Re: how to use pg_resetxlog

From
Tom Lane
Date:
"Johnson, Shaunn" <SJohnson6@bcbsm.com> writes:
> --i realize i must be getting rather boring right about
> --now, but i really appreciate the info / guidance.

Somewhere along here you may need to give up and revert to whatever your
most recent backup is :-(.

Taking a second look at the error message:

>> psql: FATAL 1:  cannot open pg_attribute: No such file or directory

I realized that this probably isn't an XID issue as I first thought.
Either the pg_attribute file is actually missing (is there a file named
'1249' in the database directory?) or the relfilenode value for it is
clobbered in pg_class.  In the latter case you could maybe find and fix
the erroneous data with a hex editor, but one would have to wonder what
else has been clobbered during the disk crash.
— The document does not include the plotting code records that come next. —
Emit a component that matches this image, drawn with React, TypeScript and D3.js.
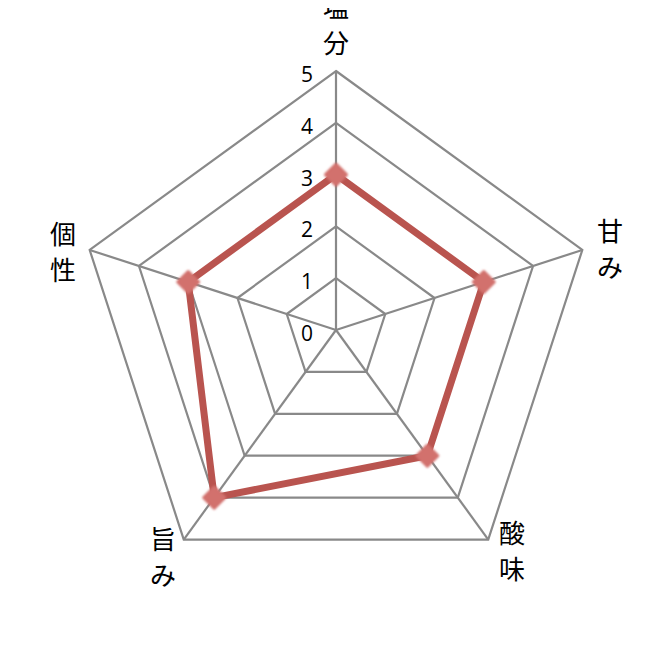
import React, { useRef, useEffect } from "react";
import * as d3 from "d3";

const CATEGORIES = [["塩", "分"], ["甘", "み"], ["酸", "味"], ["旨", "み"], ["個", "性"]];
const VALUES = [3, 3, 3, 4, 3];
const TICKS = [0, 1, 2, 3, 4, 5];

const W = 667;
const H = 649;

const RadarChart: React.FC = () => {
  const svgRef = useRef<SVGSVGElement | null>(null);

  useEffect(() => {
    if (!svgRef.current) return;
    const svg = d3.select(svgRef.current);
    svg.selectAll("*").remove();

    const cx = 336;
    const cy = 330;
    const r = d3.scaleLinear().domain([0, 5]).range([0, 259]);
    const angle = d3
      .scaleLinear()
      .domain([0, CATEGORIES.length])
      .range([0, Math.PI * 2]);

    const pt = (i: number, v: number): [number, number] => [
      cx + r(v) * Math.sin(angle(i)),
      cy - r(v) * Math.cos(angle(i)),
    ];

    const defs = svg.append("defs");
    defs
      .append("filter")
      .attr("id", "soft")
      .attr("x", "-50%")
      .attr("y", "-50%")
      .attr("width", "200%")
      .attr("height", "200%")
      .append("feGaussianBlur")
      .attr("stdDeviation", 1.2);

    const g = svg.append("g");

    /* grid */
    const line = d3.line<[number, number]>().curve(d3.curveLinearClosed);
    TICKS.slice(1).forEach((t) => {
      g.append("path")
        .attr("d", line(CATEGORIES.map((_, i) => pt(i, t))))
        .attr("fill", "none")
        .attr("stroke", "#898989")
        .attr("stroke-width", 2.2);
    });
    CATEGORIES.forEach((_, i) => {
      const [x, y] = pt(i, 5);
      g.append("line")
        .attr("x1", cx)
        .attr("y1", cy)
        .attr("x2", x)
        .attr("y2", y)
        .attr("stroke", "#898989")
        .attr("stroke-width", 2.2);
    });

    /* tick labels */
    g.append("g")
      .selectAll("text")
      .data(TICKS)
      .join("text")
      .attr("x", cx - 29)
      .attr("y", (d) => cy - r(d) + 11)
      .attr("text-anchor", "middle")
      .attr("font-family", "'Open Sans', 'Liberation Sans', sans-serif")
      .attr("font-size", "21px")
      .attr("fill", "#000")
      .text((d) => `${d}`);

    /* category labels */
    const labelPos = [
      [cx, 5],
      [610, 229],
      [512, 531],
      [163, 537],
      [63, 232],
    ];
    CATEGORIES.forEach((chars, i) => {
      const [lx, ly] = labelPos[i];
      chars.forEach((c, k) => {
        g.append("text")
          .attr("x", lx)
          .attr("y", ly + k * 36)
          .attr("text-anchor", "middle")
          .attr("dominant-baseline", "central")
          .attr("font-family", "'Noto Sans CJK JP', sans-serif")
          .attr("font-size", "26px")
          .attr("fill", "#000")
          .text(c);
      });
    });

    /* series */
    const pts = VALUES.map((v, i) => pt(i, v));
    g.append("path")
      .attr("d", line(pts))
      .attr("fill", "none")
      .attr("stroke", "#b9544f")
      .attr("stroke-width", 7)
      .attr("stroke-linejoin", "round");

    const diamond = d3.symbol().type(d3.symbolDiamond2).size(280);
    g.append("g")
      .selectAll("path")
      .data(pts)
      .join("path")
      .attr("transform", (d) => `translate(${d[0]},${d[1]})`)
      .attr("d", diamond() as string)
      .attr("fill", "#d2716d")
      .attr("stroke", "#d2716d")
      .attr("stroke-width", 3)
      .attr("stroke-linejoin", "round")
      .attr("filter", "url(#soft)");
  }, []);

  return <svg ref={svgRef} width={W} height={H} style={{ display: "block" }} />;
};

export default function App() {
  return (
    <div style={{ margin: -8, background: "#fff" }}>
      <RadarChart />
    </div>
  );
}
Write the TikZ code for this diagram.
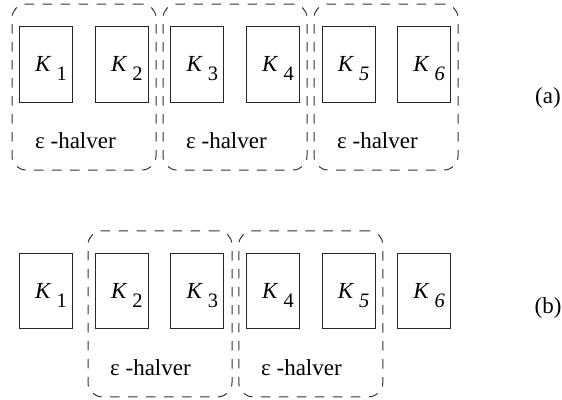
\documentclass[tikz,border=0pt]{standalone}
\usepackage{fontspec}
\setmainfont{Liberation Serif}
\newfontfamily\tnr{Liberation Serif}
\newcommand\Ksub[2]{\hspace*{10pt}\textit{K}\hspace{5pt}\raisebox{-8.3pt}[0pt][0pt]{\fontsize{20.5}{20}\selectfont #1{#2}}}
\begin{document}
\begin{tikzpicture}[x=1pt,y=-1pt,
  kbox/.style={draw=black!85, line width=1pt, minimum width=53pt, minimum height=75.5pt, inner sep=0pt, font=\tnr\fontsize{23}{26}\selectfont},
  grp/.style={draw=black!80, dash pattern=on 9.5pt off 8.5pt, line width=1pt, rounded corners=14pt, minimum width=144pt, minimum height=166pt, inner sep=0pt},
  lbl/.style={font=\tnr\fontsize{23}{26}\selectfont, anchor=base west, inner sep=0pt},
  tag/.style={font=\tnr\fontsize{23}{26}\selectfont, inner sep=0pt}]
\useasboundingbox (0,0) rectangle (562,399);
% (a)
\node[kbox] (a1) at (46,64.4) {\Ksub{\upshape}{1}};
\node[kbox] (a2) at (121.8,64.4) {\Ksub{\upshape}{2}};
\node[kbox] (a3) at (197.4,64.4) {\Ksub{\upshape}{3}};
\node[kbox] (a4) at (273,64.4) {\Ksub{\upshape}{4}};
\node[kbox] (a5) at (348.6,64.4) {\Ksub{\itshape}{5}};
\node[kbox] (a6) at (424.2,64.4) {\Ksub{\itshape}{6}};
\node[grp] (ga1) at (84,87) {};
\node[grp] (ga2) at (235,87) {};
\node[grp] (ga3) at (386,87) {};
\node[lbl] (la1) at (35,148.3) {ε -halver};
\node[lbl] (la2) at (186,148.3) {ε -halver};
\node[lbl] (la3) at (337,148.3) {ε -halver};
\node[tag] (ta) at (548,97.5) {(a)};
% (b)
\node[kbox] (b1) at (46,291.2) {\Ksub{\upshape}{1}};
\node[kbox] (b2) at (121.8,291.2) {\Ksub{\upshape}{2}};
\node[kbox] (b3) at (197.4,291.2) {\Ksub{\upshape}{3}};
\node[kbox] (b4) at (273,291.2) {\Ksub{\upshape}{4}};
\node[kbox] (b5) at (348.6,291.2) {\Ksub{\itshape}{5}};
\node[kbox] (b6) at (424.2,291.2) {\Ksub{\itshape}{6}};
\node[grp] (gb1) at (160,313.8) {};
\node[grp] (gb2) at (310.8,313.8) {};
\node[lbl] (lb1) at (110,375) {ε -halver};
\node[lbl] (lb2) at (261,375) {ε -halver};
\node[tag] (tb) at (548,308) {(b)};
\end{tikzpicture}
\end{document}
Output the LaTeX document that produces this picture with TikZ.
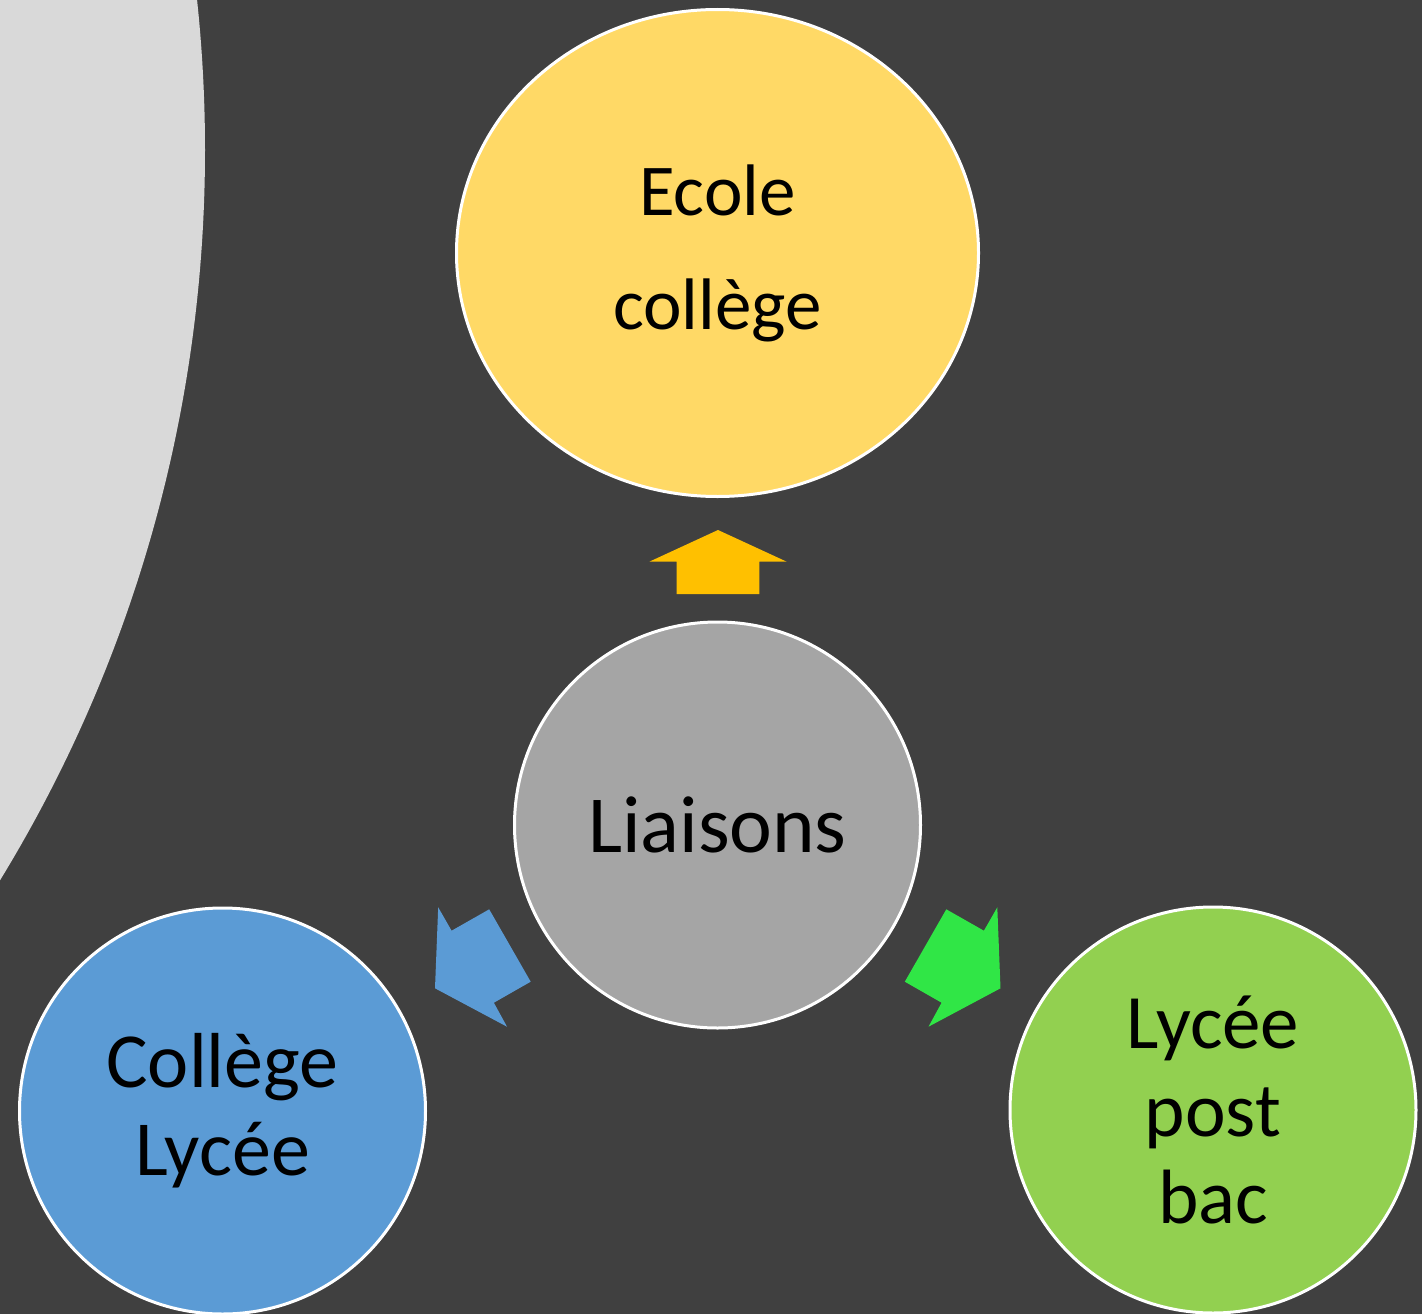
\documentclass[tikz,border=0pt]{standalone}
\usepackage{fontspec}
\setmainfont{Carlito}
\usetikzlibrary{shapes.geometric}
\definecolor{bgdark}{HTML}{404040}
\definecolor{lightgr}{HTML}{D9D9D9}
\definecolor{cgray}{HTML}{A5A5A5}
\definecolor{cyellow}{HTML}{FFD966}
\definecolor{cblue}{HTML}{5B9BD5}
\definecolor{cgreen}{HTML}{92D050}
\definecolor{ayellow}{HTML}{FFC000}
\definecolor{agreen}{HTML}{30E646}
\begin{document}
\begin{tikzpicture}[x=1pt,y=-1pt,
  bubble/.style={circle, draw=white, line width=3pt, text=black, align=center, inner sep=0pt},
  bigfont/.style={font=\fontsize{81}{96}\selectfont},
  midfont/.style={font=\fontsize{78}{88}\selectfont},
  grnfont/.style={font=\fontsize{77}{87.5}\selectfont},
  topfont/.style={font=\fontsize{73}{114}\selectfont}]
\useasboundingbox (0,0) rectangle (1422,1314);
\begin{scope}
\clip (0,0) rectangle (1422,1314);
\fill[bgdark] (0,0) rectangle (1422,1314);
\fill[lightgr] (-1197,150) circle[radius=1402pt];

\node[bubble, fill=cgray, minimum size=406pt, bigfont] (liaisons) at (717.5,825) {Liaisons};
\node[ellipse, draw=white, line width=3pt, fill=cyellow, inner sep=0pt, align=center,
      minimum width=522pt, minimum height=487pt, topfont] (ecole) at (717.5,253) {Ecole\\collège};
\node[bubble, fill=cblue, minimum size=406pt, midfont] (college) at (222.5,1111) {Collège\\Lycée};
\node[bubble, fill=cgreen, minimum size=406pt, grnfont] (lycee) at (1213,1110) {Lycée\\post\\bac};

\fill[ayellow] (718,530) -- (786.7,561.7) -- (759.3,561.7) -- (759.3,594) -- (676.7,594) -- (676.7,561.7) -- (649.3,561.7) -- cycle;
\fill[cblue] (438.2,907.3) -- (451.6,930.7) -- (489.2,909.3) -- (530.7,981.7) -- (493.9,1002.7) -- (507,1026.7) -- (435,988.3) -- cycle;
\fill[agreen] (997.3,907.3) -- (983.9,930.7) -- (946.3,909.3) -- (904.8,981.7) -- (941.6,1002.7) -- (928.5,1026.7) -- (1000.5,988.3) -- cycle;
\end{scope}
\end{tikzpicture}
\end{document}
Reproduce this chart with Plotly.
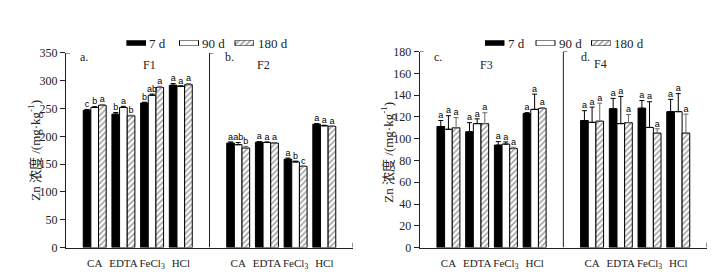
import plotly.graph_objects as go

W, H = 722, 276

# ---------------- data ----------------
groups = ["CA", "EDTA", "FeCl<sub>3</sub>", "HCl"]
periods = ["7 d", "90 d", "180 d"]

# panel a (F1) and b (F2), left chart; values per period over groups
f1_7d = [247, 240, 260, 292]
f1_90d = [252, 252, 274, 290]
f1_180d = [256, 237, 288, 293]
f1_err_7d = [1.5, 3, 1.5, 3]
f1_err_90d = [1.5, 2, 2, 1]
f1_err_180d = [1.5, 1, 2, 2]
f1_let_7d = ["c", "b", "b", "a"]
f1_let_90d = ["b", "a", "ab", "a"]
f1_let_180d = ["a", "b", "a", "a"]

f2_7d = [188, 189.5, 159, 222]
f2_90d = [185, 189, 154, 219]
f2_180d = [179, 188, 146, 218]
f2_err_7d = [2, 1, 2, 1]
f2_err_90d = [4, 1, 1.5, 1]
f2_err_180d = [3, 1, 1, 1]
f2_let_7d = ["a", "a", "a", "a"]
f2_let_90d = ["ab", "a", "b", "a"]
f2_let_180d = ["b", "a", "c", "a"]

# panel c (F3) and d (F4), right chart
f3_7d = [111.2, 106.3, 94.1, 123.1]
f3_90d = [108.6, 113.8, 95.0, 126.9]
f3_180d = [110.0, 113.8, 90.9, 127.8]
f3_err_7d = [5.5, 8.4, 3.2, 0.8]
f3_err_90d = [12.5, 4.4, 2.0, 14.0]
f3_err_180d = [9.3, 10.0, 1.2, 0.6]

f4_7d = [116.7, 127.5, 128.0, 124.8]
f4_90d = [115.0, 113.8, 110.3, 124.8]
f4_180d = [116.1, 114.7, 105.1, 105.1]
f4_err_7d = [9.0, 9.5, 7.0, 11.3]
f4_err_90d = [14.0, 25.0, 23.6, 16.6]
f4_err_180d = [16.5, 7.5, 4.0, 17.4]

f3_let = ["a", "a", "a", "a"]
f4_let = ["a", "a", "a", "a"]

left_vals = [f1_7d + f2_7d, f1_90d + f2_90d, f1_180d + f2_180d]
left_errs = [f1_err_7d + f2_err_7d, f1_err_90d + f2_err_90d, f1_err_180d + f2_err_180d]
left_lets = [f1_let_7d + f2_let_7d, f1_let_90d + f2_let_90d, f1_let_180d + f2_let_180d]
right_vals = [f3_7d + f4_7d, f3_90d + f4_90d, f3_180d + f4_180d]
right_errs = [f3_err_7d + f4_err_7d, f3_err_90d + f4_err_90d, f3_err_180d + f4_err_180d]
right_lets = [f3_let + f4_let] * 3

panel_labels_left = ["a.", "b."]
panel_titles_left = ["F1", "F2"]
panel_labels_right = ["c.", "d."]
panel_titles_right = ["F3", "F4"]
y_title = "Zn 浓度 /(mg·kg<sup>-1</sup>)"

# ---------------- style ----------------
SERIF = "Liberation Serif, Times New Roman, Noto Sans CJK SC, serif"
SANS = "Liberation Sans, Arial, sans-serif"
group_pos = [1, 2, 3, 4, 6, 7, 8, 9]
BW = 0.8 / 3
offsets = [-BW, 0, BW]

styles = [
    dict(color="black", line=dict(color="black", width=1)),
    dict(color="white", line=dict(color="black", width=1)),
    dict(color="white", line=dict(color="black", width=1),
         pattern=dict(shape="/", fgcolor="#444", bgcolor="white", size=4, solidity=0.4)),
]
err_colors = ["black", "black", "#666"]


def px(x):
    return x / W


def py(y):
    return 1 - y / H


fig = go.Figure()


def add_chart(vals, errs, lets, xa, ya):
    for i in range(3):
        xs = [g + offsets[i] for g in group_pos]
        fig.add_trace(go.Bar(
            x=xs, y=vals[i], width=BW, marker=styles[i], name=periods[i],
            showlegend=False, xaxis=xa, yaxis=ya,
            error_y=dict(type="data", symmetric=False, array=errs[i],
                         arrayminus=[0] * len(errs[i]), color=err_colors[i],
                         thickness=1, width=2.5),
        ))
        fig.add_trace(go.Scatter(
            x=xs, y=[v + e for v, e in zip(vals[i], errs[i])], text=lets[i],
            mode="text", textposition="top center",
            textfont=dict(family=SANS, size=9, color="black"),
            showlegend=False, xaxis=xa, yaxis=ya, hoverinfo="skip",
        ))


add_chart(left_vals, left_errs, left_lets, "x", "y")
add_chart(right_vals, right_errs, right_lets, "x2", "y2")

# legend swatches (drawn on small hidden axes)
legend_cfg = [
    ("3", [118.5, 171.5, 227.0], 26.5, 32.5),
    ("4", [477.0, 528.0, 583.5], 26.5, 32.5),
]
SW = 19
for suf, lefts, yt, yb in legend_cfg:
    for i in range(3):
        fig.add_trace(go.Bar(
            x=[lefts[i] + SW / 2], y=[1], base=0, width=SW, marker=styles[i],
            showlegend=False, xaxis="x" + suf, yaxis="y" + suf, hoverinfo="skip",
        ))
        fig.add_annotation(
            x=px(lefts[i] + SW + 1.5), y=py((yt + yb) / 2 + 0.3), xref="paper", yref="paper",
            text=periods[i], showarrow=False, xanchor="left", yanchor="middle",
            font=dict(family=SERIF, size=13, color="#222"))

axis_common = dict(showgrid=False, zeroline=False, showline=True, linecolor="#222",
                   linewidth=1)
tick_font = dict(family=SERIF, size=12, color="#222")
cat_font = dict(family=SERIF, size=11, color="#222")

xdom_l = [px(58), px(345)]
xdom_r = [px(411.7), px(699)]
ydom_l = [py(245), py(40)]
ydom_r = [py(245), py(38.5)]

fig.update_layout(
    width=W, height=H, margin=dict(l=0, r=0, t=0, b=0),
    paper_bgcolor="white", plot_bgcolor="white", barmode="overlay",
    showlegend=False,
    xaxis=dict(domain=xdom_l, range=[0, 10], anchor="y", tickvals=group_pos,
               ticktext=groups * 2, ticks="", tickangle=0, tickfont=cat_font,
               ticklabelstandoff=5, **axis_common),
    yaxis=dict(domain=ydom_l, range=[0, 350], anchor="x", dtick=50, ticks="outside",
               ticklen=5, tickcolor="#222", tickfont=tick_font, **axis_common),
    xaxis2=dict(domain=xdom_r, range=[0, 10], anchor="y2", tickvals=group_pos,
                ticktext=groups * 2, ticks="", tickangle=0, tickfont=cat_font,
                ticklabelstandoff=5, **axis_common),
    yaxis2=dict(domain=ydom_r, range=[0, 180], anchor="x2", dtick=20, ticks="outside",
                ticklen=5, tickcolor="#222", tickfont=tick_font, **axis_common),
    xaxis3=dict(domain=[px(118.5), px(246)], range=[118.5, 246], visible=False, fixedrange=True),
    yaxis3=dict(domain=[py(32.5), py(26.5)], range=[0, 1], visible=False, fixedrange=True, anchor="x3"),
    xaxis4=dict(domain=[px(477), px(602.5)], range=[477, 602.5], visible=False, fixedrange=True),
    yaxis4=dict(domain=[py(32.5), py(26.5)], range=[0, 1], visible=False, fixedrange=True, anchor="x4"),
)

# dividers, end ticks and top caps
charts = [("x", "y", 350, xdom_l, ydom_l), ("x2", "y2", 180, xdom_r, ydom_r)]
for xa, ya, ymax, xd, yd in charts:
    upx = (xd[1] - xd[0]) * W / 10.0        # px per x unit
    upy = (yd[1] - yd[0]) * H / ymax         # px per y unit
    line = dict(color="#222", width=1)
    fig.add_shape(type="line", xref=xa, yref=ya, x0=5, x1=5, y0=0, y1=ymax, line=line)
    fig.add_shape(type="line", xref=xa, yref=ya, x0=5, x1=5 + 4 / upx, y0=ymax, y1=ymax, line=line)
    fig.add_shape(type="line", xref=xa, yref=ya, x0=0, x1=4 / upx, y0=ymax, y1=ymax, line=line)
    fig.add_shape(type="line", xref=xa, yref=ya, x0=10, x1=10, y0=0, y1=5 / upy, line=line)

# panel labels
for labels, titles, lpos, tpos in [
    (panel_labels_left, panel_titles_left, [(69.5, 44.5), (215, 44.5)], [(141.7, 52.7), (255.5, 52.5)]),
    (panel_labels_right, panel_titles_right, [(424, 44), (570.7, 44)], [(478, 53), (592, 52)]),
]:
    for k in range(2):
        fig.add_annotation(x=px(lpos[k][0]), y=py(lpos[k][1]), xref="paper", yref="paper",
                           text=labels[k], showarrow=False, xanchor="left", yanchor="middle",
                           font=dict(family=SERIF, size=12, color="#222"))
        fig.add_annotation(x=px(tpos[k][0]), y=py(tpos[k][1]), xref="paper", yref="paper",
                           text=titles[k], showarrow=False, xanchor="center", yanchor="middle",
                           font=dict(family=SERIF, size=12, color="#222"))

# y-axis titles
for cx, cy in [(26, 143), (379, 145)]:
    fig.add_annotation(x=px(cx), y=py(cy), xref="paper", yref="paper", text=y_title,
                       textangle=-90, showarrow=False, xanchor="center", yanchor="middle",
                       font=dict(family=SERIF, size=13, color="#222"))

fig.write_html("out.html")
Thinking about it, it could be that the clobber is only in the database's
pg_internal.init cache file --- you could try renaming that out of the
way to see if the system can successfully make a new one.

Also, this failure should only affect one database in the cluster ---
can you connect to any other ones?

            regards, tom lane

Re: how to use pg_resetxlog

From
Dennis Gearon
Date:
Tom Lane wrote:

>I realized that this probably isn't an XID issue as I first thought.
>Either the pg_attribute file is actually missing (is there a file named
>'1249' in the database directory?) or the relfilenode value for it is
>clobbered in pg_class.  In the latter case you could maybe find and fix
>the erroneous data with a hex editor, but one would have to wonder what
>else has been clobbered during the disk crash.
>
>Thinking about it, it could be that the clobber is only in the database's
>pg_internal.init cache file --- you could try renaming that out of the
>way to see if the system can successfully make a new one.
>
>Also, this failure should only affect one database in the cluster ---
>can you connect to any other ones?
>
>            regards, tom lane
>
>
Is there in any graphical picture of the system files, utilities, and
how the interact with each other?

Or in how to set up Postgres?

I would be willing to draw it up if someone wanted to send me pencil
drawings and go throught the editing iterations with me.